Der Niedriglohnsektor wächst:Billige Arbeit

In Deutschland wird gute Leistung immer häufiger schlecht bezahlt - die Politik hat diese Entwicklung forciert.

Sibylle Haas

Was noch gestern als Erfolgsrezept für mehr Arbeit galt, birgt inzwischen sozialen Sprengstoff. Die Zahl derjenigen, die für sechs Euro und weniger in der Stunde arbeiten, steigt. In kaum einem anderen Land wächst der Niedriglohnsektor so kräftig wie in Deutschland. Das alleine wäre noch keine schlechte Nachricht. Denn gerade die Billigjobs haben jene, die keine Ausbildung haben, in Jobs gebracht. Die Bildungsschwachen sind es ja, die auf dem Arbeitsmarkt als schwer vermittelbar gelten und die das Gros der Langzeitarbeitslosen stellen.
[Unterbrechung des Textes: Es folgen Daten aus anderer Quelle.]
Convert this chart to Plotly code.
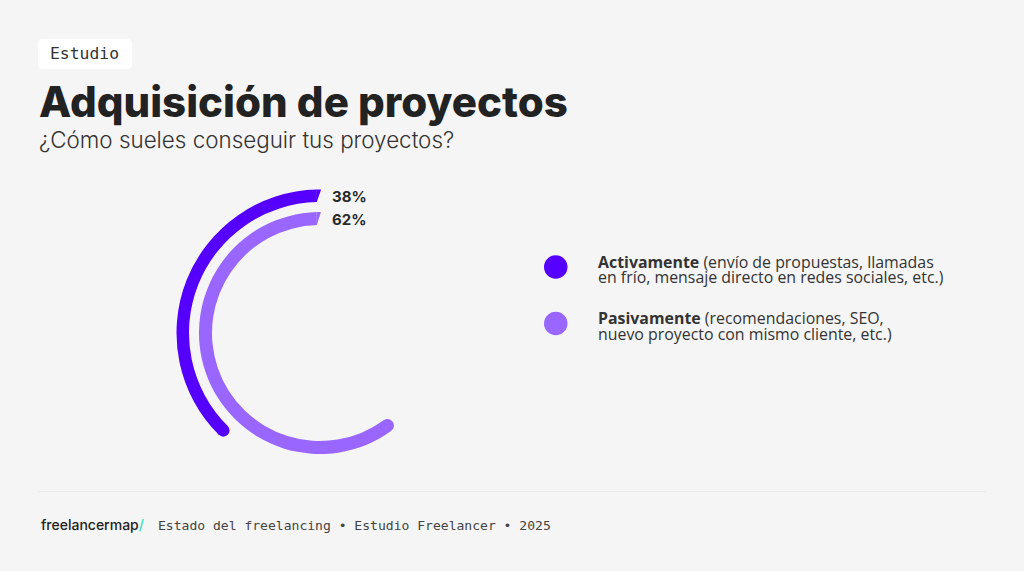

Doch nach einer Studie des Instituts "Arbeit und Qualifikation" der Universität Duisburg-Essen gehören auch immer mehr Menschen mit guter Berufsausbildung zu den Geringverdienern. Das ist ein bedenkenswertes Signal. Es bedeutet, dass gute Leistung schlecht bezahlt wird. Es zeigt, dass immer mehr schlecht bezahlte Jobs angeboten werden und es zeigt vor allem, dass immer mehr Menschen dazu bereit sind, diese anzunehmen. Dieser Trend wirft ein düsteres Licht auf den Arbeitsmarkt. Die Chancen, gut bezahlte Arbeit zu finden, werden demnach gering eingeschätzt. Vor allem junge Menschen starten oft mit unsicheren Arbeitsverhältnissen in den Job: Sie haben befristete Arbeitsverträge oder sind als Leiharbeiter tätig. Damit wird für Teile der Jugend die Familiengründung zu einem Existenzrisiko.
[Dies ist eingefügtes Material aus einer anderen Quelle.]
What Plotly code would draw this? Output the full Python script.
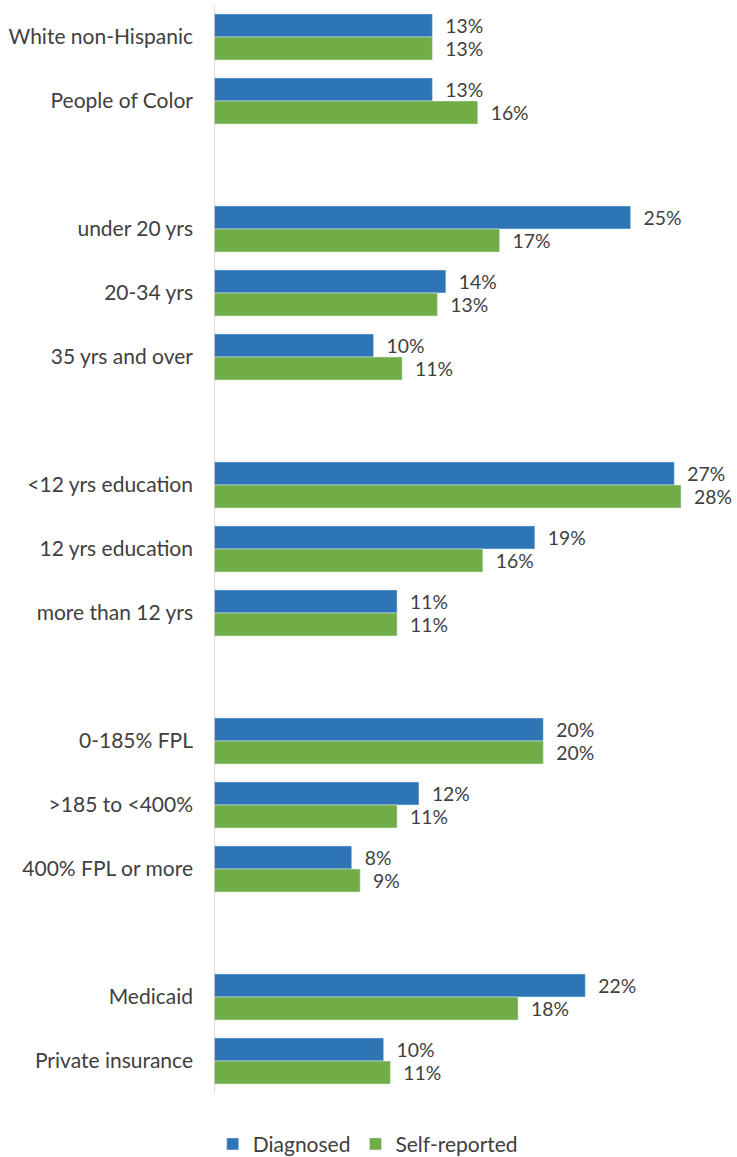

Die Politik hat zu dieser Entwicklung beigetragen, indem sie beispielsweise Minijobs und Zeitarbeit gefördert hat. Das hat zwar den Kündigungsschutz umschifft, doch die Qualität der Arbeit nicht verbessert. Gut ausgebildete Fachkräfte sollten gut verdienen. Dann können sie dem Staat das zurückgeben, was er zuvor in sie investiert hat.